- Your task
Write out the opening lines of the data word for word, up to and including the line with "titulo_txt = '", and leave every picture and every later line out.

- Information shown
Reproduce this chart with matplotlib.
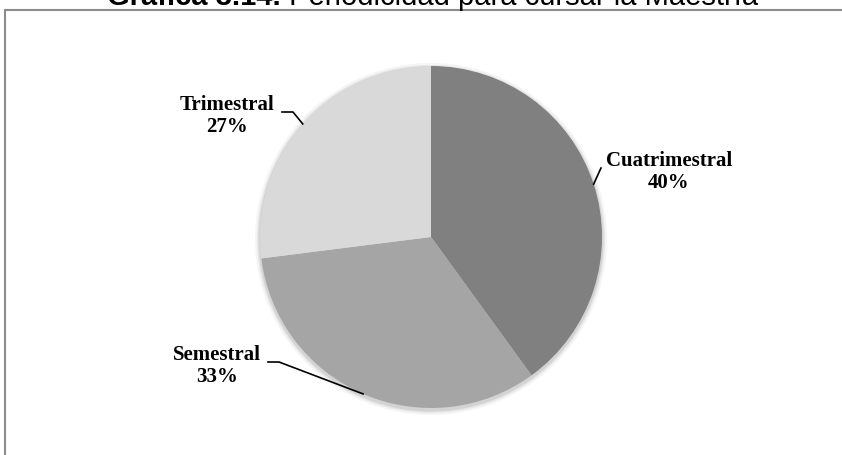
import numpy as np
import matplotlib.pyplot as plt
from matplotlib.patches import Rectangle, Circle

# datos
categorias = ['Cuatrimestral', 'Semestral', 'Trimestral']
porcentajes = [40, 33, 27]
colores = ['#808080', '#a5a5a5', '#d9d9d9']
titulo_num = 'Gráfica 3.14.'
titulo_txt = ' Periodicidad para cursar la Maestría'

W, H = 842, 455
fig = plt.figure(figsize=(W / 100, H / 100), dpi=100)
ax = fig.add_axes([0, 0, 1, 1])

# marco del gráfico
fig.patches.append(Rectangle((5 / W, -0.1), 1.2, 0.1 + (H - 9.5) / H,
                             transform=fig.transFigure, fill=False,
                             edgecolor='#8c8c8c', linewidth=1.5))

centro = (431, H - 237)
radio = 171

# sombra suave
for k, a in [(5, 0.04), (3, 0.06), (1.5, 0.08)]:
    ax.add_patch(Circle((centro[0], centro[1] - 2), radio + k,
                        color='#000000', alpha=a, lw=0))

wedges, _ = ax.pie(porcentajes, colors=colores, startangle=90,
                   counterclock=False, center=centro, radius=radio,
                   wedgeprops=dict(linewidth=0), frame=True)
ax.set_xlim(0, W)
ax.set_ylim(0, H)
ax.set_aspect('equal')
ax.axis('off')

# posiciones de las etiquetas (pixeles desde arriba) y codo de la línea
pos_texto = {'Cuatrimestral': (669, 172), 'Semestral': (217, 366),
             'Trimestral': (227, 116)}
codo = {'Cuatrimestral': [(601, 168)], 'Semestral': [(268, 362), (279, 362)],
        'Trimestral': [(282, 112), (293, 112)]}

fuente = dict(family=['Liberation Serif', 'DejaVu Serif'], weight='bold',
              size=15)
for w, cat, p in zip(wedges, categorias, porcentajes):
    ang = np.deg2rad((w.theta1 + w.theta2) / 2)
    borde = (centro[0] + radio * np.cos(ang), centro[1] + radio * np.sin(ang))
    tx, ty = pos_texto[cat]
    ax.text(tx, H - ty, f'{cat}\n{p}%', ha='center', va='center',
            linespacing=1.2, **fuente)
    pts = [(x, H - y) for x, y in codo[cat]] + [borde]
    xs, ys = zip(*pts)
    ax.plot(xs, ys, color='black', lw=1.2)

# título (parcialmente recortado arriba)
fig.canvas.draw()
r = fig.canvas.get_renderer()
t1 = fig.text(0, 1 - 5 / H, titulo_num, family=['Liberation Sans'],
              weight='bold', size=21, va='baseline')
t2 = fig.text(0, 1 - 5 / H, titulo_txt, family=['Liberation Sans'],
              size=21, va='baseline')
w1 = t1.get_window_extent(r).width
w2 = t2.get_window_extent(r).width
x0 = 432.5 - (w1 + w2) / 2
t1.set_x(x0 / W)
t2.set_x((x0 + w1) / W)

fig.savefig('out.png', dpi=100)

- Answer
Reproduce this chart with matplotlib.
import numpy as np
import matplotlib.pyplot as plt
from matplotlib.patches import Rectangle, Circle

# datos
categorias = ['Cuatrimestral', 'Semestral', 'Trimestral']
porcentajes = [40, 33, 27]
colores = ['#808080', '#a5a5a5', '#d9d9d9']
titulo_num = 'Gráfica 3.14.'
titulo_txt = ' Periodicidad para cursar la Maestría'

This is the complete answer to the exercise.